Witness the NMT students, who denounced the plan as segregation, and created a petition to stop the programme.
Then consider the less-than-eloquent words of one Tyler Mervin, who appears to be spearheading the policy: ‘We are not segregating students, we are reframing how we prioritise, as it relates to occupancy management, as a result of data and research into student development theory, learning theory, … as well as the time frames in which students encounter certain developmental phases. I disagree with the term segregation, in my mind, it’s a reframe, not segregation.’
Clear as mud, just like the apartheid government’s rhetoric about ‘separate development’ and ‘separate but equal’ – flowery words designed to disguise naked racism.
Is the backlash from students going to deter the faculty? Of course not. The recalcitrant students ‘don’t have the proper background on the issue’, and will have to be re-educated.
‘There’s a lack of liberal arts education at [New Mexico] Tech,’ said Melvin. ‘We hope to implement diversity and systems training to help students understand some of these changes.’
He explained to the student newspaper that the changes are based on ‘various theories and concepts that are not necessarily taught at Tech’.
‘[These theories] inform the work that we do in student affairs. … There’s a ton of research that shows that black students need to have a space with other black students to feel a sense of community, and to feel a sense of belonging. There are other forms of research that talk about how queer students need a space with other queer students to have that community and sense of belonging.’
Imagine if he said that about white students.
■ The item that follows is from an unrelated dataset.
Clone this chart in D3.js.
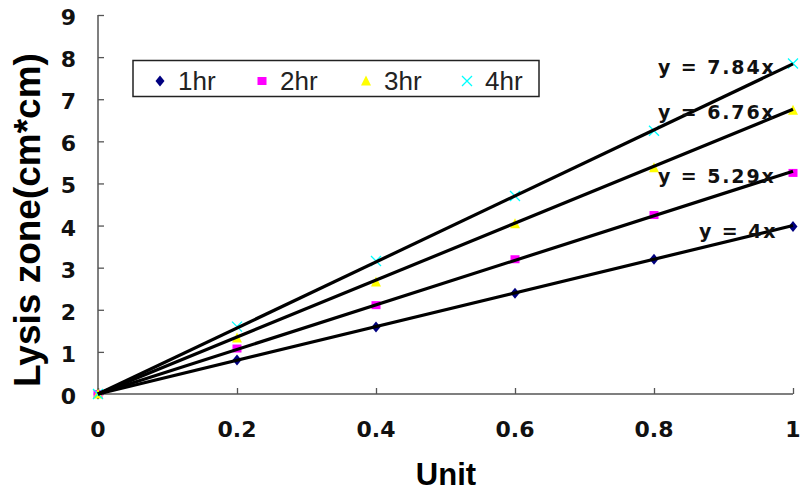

Diversity is key to education
An anonymous commenter on social media wrote: ‘I grew up in a small, homogeneous (very white) farming community. I went off to university to expand my view of the world and am forever thankful that I had to immediately learn how to navigate, learn, and ultimately appreciate living with people with completely different backgrounds and values than me. In other words, learning that your way of life is not the way other people might like to live is key to educating yourself.’
I couldn’t agree more. I matriculated at a whites-only Afrikaans school where ‘Christian National Education’ was drilled into me, and the ‘swart gevaar’ (black danger) was presented as an imminent threat to civilised society, liable to bomb schools at any opportunity.
My world view was quickly righted by going to a multi-racial university, where everyone was treated equally and students of all races (and genders and sexual orientations) studied and socialised and protested together. I learnt not to judge different lifestyles, and was exposed to many different political alternatives.
Studying in diverse, cosmopolitan surroundings was the perfect antidote to the parochial identity politics which the apartheid school system had foisted upon us.
Now they want to bring racial segregation back, only not from the political right, but the political left.
‘Being recognized as a certain “kind of person,” in a given context’, is how Gee defines identity. In truth, being judged based on one’s skin colour, gender, sexual orientation, or other group identity is exactly the sort of insidious stereotyping against which non-racial liberalism stands.
It is true that many groups still experience hatred and discrimination not because of the content of their character, but because of who they are.
We ought always to be sensitive to the hurt and injustice inflicted by the discriminatory policies of the past, and the continuing prejudice that some people still face today.
However, two wrongs don’t make a right. Just as non-racial liberalism stood against segregation when the racists of the past divided society based on harmful stereotypes, so it stands against it today, when the neo-racists of the left are trying to re-segregate society based on those same harmful stereotypes.
The cure for prejudice is organic, unforced integration, not institutionally enforced segregation.
The views of the writer are not necessarily those of the Daily Friend or the IRR.